I recommend this novel, and all of this author’s novels, to readers interested in books about the female experience, and also, in this case, about the forced migration of thousands of British children to Australia and other commonwealth countries over the years (this practice was only stopped in 1970). Because of the subject matter, this is not an easy read and can be heart wrenching at times, but it is a compelling fictionalised account of an episode of history that everybody should know about. It is wonderfully written, well-researched, and its characters are likely to remain with readers long after they close the book. A must-read. (Remember that you can always try a sample of the book if you want to get a taster and check if it’s for you).
A powerful story of sisters cruelly torn apart by a shameful event in British-Australian history. Clare Flynn, author of The Pearl of Penang
London 1962. A strict and loveless English children’s home, or the promise of Australian sunshine, sandy beaches and eating fruit straight from the tree.

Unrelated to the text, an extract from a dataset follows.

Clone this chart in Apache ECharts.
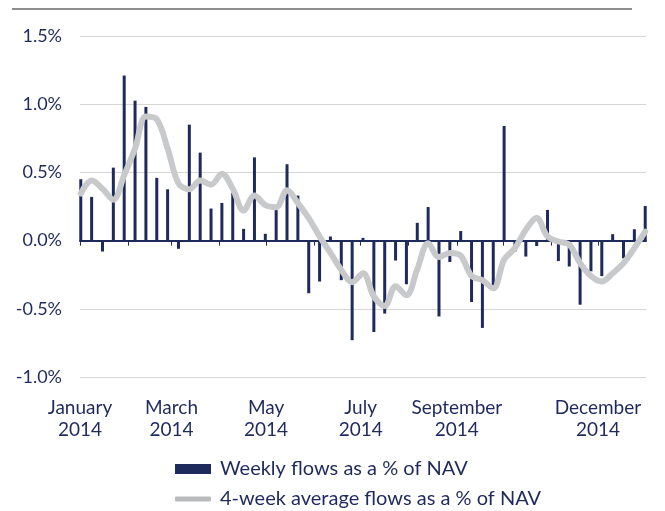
<!DOCTYPE html>
<html>
<head>
<meta charset="utf-8">
<script src="https://cdn.jsdelivr.net/npm/echarts@6/dist/echarts.min.js"></script>
<style>
html,body{margin:0;padding:0;background:#fff;}
#chart{width:665px;height:511px;}
</style>
</head>
<body>
<div id="chart"></div>
<script>
// Week dates (Wednesdays of 2014)
var weeks = [
  '2014-01-01','2014-01-08','2014-01-15','2014-01-22','2014-01-29',
  '2014-02-05','2014-02-12','2014-02-19','2014-02-26',
  '2014-03-05','2014-03-12','2014-03-19','2014-03-26',
  '2014-04-02','2014-04-09','2014-04-16','2014-04-23','2014-04-30',
  '2014-05-07','2014-05-14','2014-05-21','2014-05-28',
  '2014-06-04','2014-06-11','2014-06-18','2014-06-25',
  '2014-07-02','2014-07-09','2014-07-16','2014-07-23','2014-07-30',
  '2014-08-06','2014-08-13','2014-08-20','2014-08-27',
  '2014-09-03','2014-09-10','2014-09-17','2014-09-24',
  '2014-10-01','2014-10-08','2014-10-15','2014-10-22','2014-10-29',
  '2014-11-05','2014-11-12','2014-11-19','2014-11-26',
  '2014-12-03','2014-12-10','2014-12-17','2014-12-24','2014-12-31'
];
// Weekly flows as % of NAV
var weeklyFlows = [
  0.45, 0.32, -0.08, 0.535, 1.21,
  1.026, 0.98, 0.46, 0.376,
  -0.06, 0.85, 0.645, 0.235,
  0.276, 0.35, 0.086, 0.61, 0.05,
  0.24, 0.56, 0.33, -0.386,
  -0.30, 0.03, -0.29, -0.73,
  0.02, -0.67, -0.535, -0.146, -0.32,
  0.13, 0.246, -0.556, -0.157,
  0.07, -0.45, -0.64, -0.33,
  0.84, -0.08, -0.117, -0.04, 0.225,
  -0.15, -0.19, -0.47, -0.225,
  -0.26, 0.047, -0.13, 0.083, 0.254
];
// 4-week average flows as % of NAV
var avgFlows = [
  0.345, 0.44, 0.38, 0.30, 0.48,
  0.675, 0.91, 0.89, 0.675,
  0.42, 0.376, 0.44, 0.41,
  0.49, 0.38, 0.22, 0.33, 0.26,
  0.245, 0.37, 0.275, 0.165,
  0.03, -0.09, -0.215, -0.305,
  -0.24, -0.41, -0.48, -0.335, -0.40,
  -0.21, -0.02, -0.12, -0.09,
  -0.11, -0.26, -0.29, -0.35,
  -0.14, -0.055, 0.08, 0.165, 0.03,
  -0.007, -0.03, -0.165, -0.26,
  -0.30, -0.24, -0.165, -0.055, 0.065
];
var monthNames = ['January','February','March','April','May','June','July','August','September','October','November','December'];
var labelMonths = [0, 2, 4, 6, 8, 11];
var yTicks = [-1.0, -0.5, 0.0, 0.5, 1.0, 1.5];
var seriesNames = ['Weekly flows as a % of NAV', '4-week average flows as a % of NAV'];

var NAVY = '#1f2a5c';
var GREY = '#c8c9cb';
var FONT = 'Lato';

var monthStarts = [];
for (var m = 0; m < 12; m++) monthStarts.push(new Date(2014, m, 1).getTime());
var labelValues = labelMonths.map(function (m) { return monthStarts[m]; });
var xMin = new Date(2014, 0, 1).getTime();
var xMax = new Date(2015, 0, 1).getTime();

function toPoint(d) {
  var p = d.split('-');
  return new Date(+p[0], +p[1] - 1, +p[2], 12).getTime();
}
var barData = weeks.map(function (d, i) { return [toPoint(d), weeklyFlows[i]]; });
var lineData = weeks.map(function (d, i) { return [toPoint(d), avgFlows[i]]; });

var legendText = {color: NAVY, fontSize: 20, fontFamily: FONT, padding: [0, 0, 0, 4]};

var chart = echarts.init(document.getElementById('chart'), null, {renderer: 'canvas'});
chart.setOption({
  animation: false,
  backgroundColor: '#fff',
  textStyle: {fontFamily: FONT},
  graphic: [{
    type: 'line',
    shape: {x1: 12, y1: 9, x2: 632, y2: 9},
    style: {stroke: '#8e8e8e', lineWidth: 2}
  }],
  grid: {left: 80, right: 19, top: 36, bottom: 134, containLabel: false},
  legend: [{
    orient: 'horizontal',
    left: 175,
    top: 459,
    padding: 0,
    itemWidth: 36,
    itemHeight: 10,
    textStyle: legendText,
    data: [{name: seriesNames[0], icon: 'rect'}]
  }, {
    orient: 'horizontal',
    left: 175,
    top: 489,
    padding: 0,
    itemWidth: 36,
    itemHeight: 5,
    textStyle: legendText,
    data: [{name: seriesNames[1], icon: 'roundRect', itemStyle: {color: '#b9babc'}}]
  }],
  xAxis: [{
    type: 'value',
    min: xMin,
    max: xMax,
    position: 'bottom',
    axisLine: {show: true, onZero: true, lineStyle: {color: NAVY, width: 2}},
    axisTick: {show: true, customValues: monthStarts, length: 5, lineStyle: {color: NAVY, width: 1}},
    axisLabel: {show: false},
    splitLine: {show: false}
  }, {
    type: 'value',
    min: xMin,
    max: xMax,
    position: 'bottom',
    axisLine: {show: false, onZero: false},
    axisTick: {show: false},
    splitLine: {show: false},
    axisLabel: {
      show: true,
      customValues: labelValues,
      margin: 20,
      color: NAVY,
      fontSize: 19,
      fontFamily: FONT,
      lineHeight: 22,
      align: 'center',
      formatter: function (v) {
        var d = new Date(v);
        return monthNames[d.getMonth()] + '\n' + d.getFullYear();
      }
    }
  }],
  yAxis: {
    type: 'value',
    min: yTicks[0],
    max: yTicks[yTicks.length - 1],
    interval: 0.5,
    axisLine: {show: false},
    axisTick: {show: false},
    splitLine: {show: true, lineStyle: {color: '#d6d6d6', width: 1}},
    axisLabel: {
      color: NAVY,
      fontSize: 18,
      fontFamily: FONT,
      margin: 18,
      formatter: function (v) { return v.toFixed(1) + '%'; }
    }
  },
  series: [{
    name: seriesNames[0],
    type: 'bar',
    xAxisIndex: 0,
    data: barData,
    barWidth: 3,
    itemStyle: {color: NAVY},
    z: 2
  }, {
    name: seriesNames[1],
    type: 'line',
    xAxisIndex: 0,
    data: lineData,
    smooth: 0.35,
    symbol: 'none',
    lineStyle: {color: GREY, width: 6, cap: 'round', join: 'round'},
    itemStyle: {color: GREY},
    z: 3
  }]
});
</script>
</body>
</html>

Which would you choose?
Ten-year-old Lucy Rivers and her five-year-old sister Charly are thrilled when a child migrant scheme offers them the chance to escape their miserable past.
But on arrival in Sydney, the girls discover their fantasy future is more nightmare than dream.
Lucy’s lot is near-slavery at Seabreeze Farm where living conditions are inhuman, the flies and heat unbearable and the owner a sadistic bully. What must she do to survive?
Meanwhile Charly, adopted by the nurturing and privileged Ashwood family, gradually senses that her new parents are hiding something. When the truth emerges, the whole family crumbles. Can Charly recover from this bittersweet deception?
Will the sisters, stranded miles apart in a strange country, ever find each other again?
A poignant testament to child migrants who suffered unforgivable evil, The Lost Blackbird explores the power of family bonds and our desire to know who we are.